Voice Bazaar, workshops by Anil Mani (9821008992)
Xavier’s Institute of Communication (XIC) offers its Announcing, Broadcasting,
Compering, and Dubbing workshop (www.xaviercomm.org)
R.K. Films and Media Academy, New Delhi, offers certificate courses in voice training
For those elsewhere, classified advertisements in prominent local dailies are the best bet. Customer relationship/call centres and public speaking courses with voice modulation training are also useful training arenas.
ATTRACTIVE REMUNERATION. The rewards of professional training are well worth the effort. Though English fluent voice professionals command higher prices, there is no dearth of opportunities for the vernacular language professional because there is plenty of work in the dubbing and translation fields. Television channels and radio stations also offer attractive remuneration. For example, a full time radio jockey with Mumbai’s Radio Mirchi starts off with Rs.20,000 per month which could rise to Rs.50,000 within a few years. Freelancers too can rake it in. Comperes of one-off events are routinely paid Rs.15,000–25,000 and celebrity comperes could take home a cool Rs.100,000. Likewise a voiceover professional narrating a documentary taking home Rs.300,000 is not unheard of.
“There’s been a 100 percent growth in the audio-visual media in the past five years and the ‘voice industry’ will continue to boom. Voice training workshops attract droves of youngsters keen on qualifying as voiceover professionals, presenters, and anchors. It’s a happening industry,” says Salone Mehta, who made waves in the new media as a radio jockey and producer with Times FM, Radio Mirchi and in June 2003 as director of Big Mouth, which trains aspiring voice professionals for radio, television, and the audio-visual media.

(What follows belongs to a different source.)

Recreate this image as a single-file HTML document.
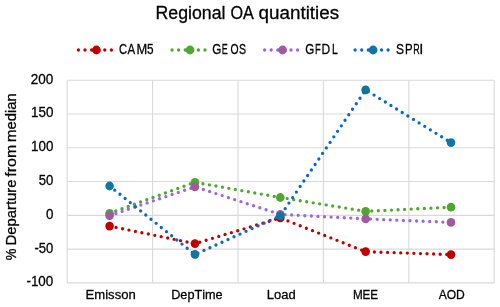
<!DOCTYPE html>
<html><head><meta charset="utf-8"><title>Regional OA quantities</title>
<style>html,body{margin:0;padding:0;background:#fff;}body{width:500px;height:307px;overflow:hidden;font-family:"Liberation Sans",sans-serif;}svg{display:block;}text{font-family:"Liberation Sans",sans-serif;fill:#000;font-kerning:none;stroke:#000;stroke-width:0.3px;}</style></head><body>
<svg width="500" height="307" viewBox="0 0 500 307">
<rect width="500" height="307" fill="#ffffff"/>
<g stroke="#D9D9D9" stroke-width="1.1" fill="none"><line x1="67.2" y1="80.20" x2="494.2" y2="80.20"/><line x1="67.2" y1="113.98" x2="494.2" y2="113.98"/><line x1="67.2" y1="147.77" x2="494.2" y2="147.77"/><line x1="67.2" y1="181.55" x2="494.2" y2="181.55"/><line x1="67.2" y1="215.33" x2="494.2" y2="215.33"/><line x1="67.2" y1="249.12" x2="494.2" y2="249.12"/><line x1="67.2" y1="282.90" x2="494.2" y2="282.90"/><line x1="67.20" y1="80.2" x2="67.20" y2="282.9"/><line x1="152.60" y1="80.2" x2="152.60" y2="282.9"/><line x1="238.00" y1="80.2" x2="238.00" y2="282.9"/><line x1="323.40" y1="80.2" x2="323.40" y2="282.9"/><line x1="408.80" y1="80.2" x2="408.80" y2="282.9"/><line x1="494.20" y1="80.2" x2="494.20" y2="282.9"/></g>
<line x1="78.39999999999999" y1="50.0" x2="115.7" y2="50.0" stroke="#C00000" stroke-width="3.3" stroke-linecap="round" stroke-dasharray="0 6.6"/>
<circle cx="96.4" cy="50.0" r="4.4" fill="#C00000"/>
<line x1="172.0" y1="50.0" x2="209.3" y2="50.0" stroke="#4EA72E" stroke-width="3.3" stroke-linecap="round" stroke-dasharray="0 6.6"/>
<circle cx="190.0" cy="50.0" r="4.4" fill="#4EA72E"/>
<line x1="264.6" y1="50.0" x2="301.9" y2="50.0" stroke="#9C66DF" stroke-width="3.3" stroke-linecap="round" stroke-dasharray="0 6.6"/>
<circle cx="282.6" cy="50.0" r="4.4" fill="#A05BA0"/>
<line x1="355.1" y1="50.0" x2="392.4" y2="50.0" stroke="#0768C8" stroke-width="3.3" stroke-linecap="round" stroke-dasharray="0 6.6"/>
<circle cx="373.1" cy="50.0" r="4.4" fill="#0E76A0"/>
<g opacity="0.999">
<text transform="translate(155.544 18.900) scale(0.9592 1)" font-size="18.5">Regional</text>
<text transform="translate(230.433 18.900) scale(0.8754 1)" font-size="18.5">OA</text>
<text transform="translate(258.509 18.900) scale(1.0187 1)" font-size="18.5">quantities</text>
<text transform="translate(118.881 53.700) scale(0.7732 1)" font-size="14.5">C</text>
<text transform="translate(127.428 53.700) scale(0.7905 1)" font-size="14.5">A</text>
<text transform="translate(136.395 53.700) scale(0.8866 1)" font-size="14.5">M</text>
<text transform="translate(146.977 53.700) scale(0.8146 1)" font-size="14.5">5</text>
<text transform="translate(212.365 53.700) scale(0.8029 1)" font-size="14.5">G</text>
<text transform="translate(221.708 53.700) scale(0.6235 1)" font-size="14.5">E</text>
<text transform="translate(230.457 53.700) scale(0.7173 1)" font-size="14.5">O</text>
<text transform="translate(238.969 53.700) scale(0.7308 1)" font-size="14.5">S</text>
<text transform="translate(305.365 53.700) scale(0.8029 1)" font-size="14.5">G</text>
<text transform="translate(314.978 53.700) scale(0.6491 1)" font-size="14.5">F</text>
<text transform="translate(321.467 53.700) scale(0.8267 1)" font-size="14.5">D</text>
<text transform="translate(332.094 53.700) scale(0.7195 1)" font-size="14.5">L</text>
<text transform="translate(396.106 53.700) scale(0.8266 1)" font-size="14.5">S</text>
<text transform="translate(405.010 53.700) scale(0.7904 1)" font-size="14.5">P</text>
<text transform="translate(413.218 53.700) scale(0.6156 1)" font-size="14.5">R</text>
<text transform="translate(419.162 53.700) scale(1.0000 1)" font-size="14.5">I</text>
<text transform="translate(30.718 83.650) scale(0.9611 1)" font-size="14.1">200</text>
<text transform="translate(30.980 117.150) scale(0.9498 1)" font-size="14.1">150</text>
<text transform="translate(30.980 151.250) scale(0.9498 1)" font-size="14.1">100</text>
<text transform="translate(38.673 185.050) scale(0.9335 1)" font-size="14.1">50</text>
<text transform="translate(45.877 218.550) scale(0.9495 1)" font-size="14.1">0</text>
<text transform="translate(34.419 252.650) scale(0.9270 1)" font-size="14.1">-50</text>
<text transform="translate(26.402 285.750) scale(0.9540 1)" font-size="14.1">-100</text>
<text transform="translate(16.000 260.166) rotate(-90) scale(0.9023 1)" font-size="14.5">%</text>
<text transform="translate(16.000 245.623) rotate(-90) scale(1.0280 1)" font-size="14.5">Departure</text>
<text transform="translate(16.000 176.625) rotate(-90) scale(1.0956 1)" font-size="14.5">from</text>
<text transform="translate(16.000 141.989) rotate(-90) scale(1.0273 1)" font-size="14.5">median</text>
<text transform="translate(85.576 299.000) scale(0.9561 1)" font-size="13.7">Emisson</text>
<text transform="translate(171.208 299.000) scale(0.9268 1)" font-size="13.7">DepTime</text>
<text transform="translate(266.784 299.000) scale(0.9484 1)" font-size="13.7">Load</text>
<text transform="translate(352.894 299.000) scale(0.8508 1)" font-size="13.7">MEE</text>
<text transform="translate(438.626 299.000) scale(0.8826 1)" font-size="13.7">AOD</text>
</g>
<g transform="scale(1 1.02)">
<polyline points="109.60,221.67 194.95,238.82 280.30,213.63 365.65,246.76 451.00,249.61" fill="none" stroke="#C00000" stroke-width="3.3" stroke-linecap="round" stroke-linejoin="round" stroke-dasharray="0 6.58"/>
<circle cx="109.60" cy="221.67" r="4.3" fill="#C00000"/>
<circle cx="194.95" cy="238.82" r="4.3" fill="#C00000"/>
<circle cx="280.30" cy="213.63" r="4.3" fill="#C00000"/>
<circle cx="365.65" cy="246.76" r="4.3" fill="#C00000"/>
<circle cx="451.00" cy="249.61" r="4.3" fill="#C00000"/>
<polyline points="109.60,209.12 194.95,178.73 280.30,193.63 365.65,207.16 451.00,203.14" fill="none" stroke="#4EA72E" stroke-width="3.3" stroke-linecap="round" stroke-linejoin="round" stroke-dasharray="0 6.58"/>
<circle cx="109.60" cy="209.12" r="4.3" fill="#4EA72E"/>
<circle cx="194.95" cy="178.73" r="4.3" fill="#4EA72E"/>
<circle cx="280.30" cy="193.63" r="4.3" fill="#4EA72E"/>
<circle cx="365.65" cy="207.16" r="4.3" fill="#4EA72E"/>
<circle cx="451.00" cy="203.14" r="4.3" fill="#4EA72E"/>
<polyline points="109.60,211.37 194.95,183.14 280.30,210.20 365.65,214.61 451.00,218.04" fill="none" stroke="#9C66DF" stroke-width="3.3" stroke-linecap="round" stroke-linejoin="round" stroke-dasharray="0 6.58"/>
<circle cx="109.60" cy="211.37" r="4.3" fill="#A05BA0"/>
<circle cx="194.95" cy="183.14" r="4.3" fill="#A05BA0"/>
<circle cx="280.30" cy="210.20" r="4.3" fill="#A05BA0"/>
<circle cx="365.65" cy="214.61" r="4.3" fill="#A05BA0"/>
<circle cx="451.00" cy="218.04" r="4.3" fill="#A05BA0"/>
<polyline points="109.60,182.35 194.95,249.51 280.30,211.57 365.65,88.14 451.00,139.80" fill="none" stroke="#0768C8" stroke-width="3.3" stroke-linecap="round" stroke-linejoin="round" stroke-dasharray="0 6.58"/>
<circle cx="109.60" cy="182.35" r="4.3" fill="#0E76A0"/>
<circle cx="194.95" cy="249.51" r="4.3" fill="#0E76A0"/>
<circle cx="280.30" cy="211.57" r="4.3" fill="#0E76A0"/>
<circle cx="365.65" cy="88.14" r="4.3" fill="#0E76A0"/>
<circle cx="451.00" cy="139.80" r="4.3" fill="#0E76A0"/>
</g>
</svg></body></html>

Equipped with a postgraduate degree in mass communications awarded by Sophia College, Mumbai, in 1994 Mehta signed up with the Juillard School of Performing Arts, New York, for a course in voice training with a dream of becoming an opera singer. But that dream fell by the wayside when she landed a challenging job as associate editor of the New York-based Earth Times, immediately after she completed her voice training course. During her two-year stint with the paper she covered the Beijing Women’s Conference, the UN Habitat II Conference in Nairobi among other issues and events.
Following her return to India in May 1996, she joined Times FM as radio jockey and associate producer. When FM went off the air temporarily between 1999–2001, Mehta was appointed master of ceremonies at Planet M, the musical arm of the Times of India Group where she interviewed some of the top Indian and international musicians and compered several live shows. With Times FM back on air in its new avatar as Radio Mirchi, Mehta reassumed the role of radio jockey/senior officer.
Being a diehard radiohead, in June 2003 Mehta founded Big Mouth which conducts voice training workshops to groom on-air talent for various radio stations. “Currently there are 210 radio stations across the country. Therefore, there is a constantly rising demand for full-time and part-time voice professionals with young bankers etc doubling as voice artistes over the weekends. With a communication city having sprung up in Dubai, quite a few of our young radio jockeys have gone there, where they rake in Rs.2 lakh plus per month. Moreover a growing number of radio programmes are being produced in Mumbai and sent to Dubai,” she says.
That should be good news for the increasing number of young — and old — people who like to listen to the sound of their own voices!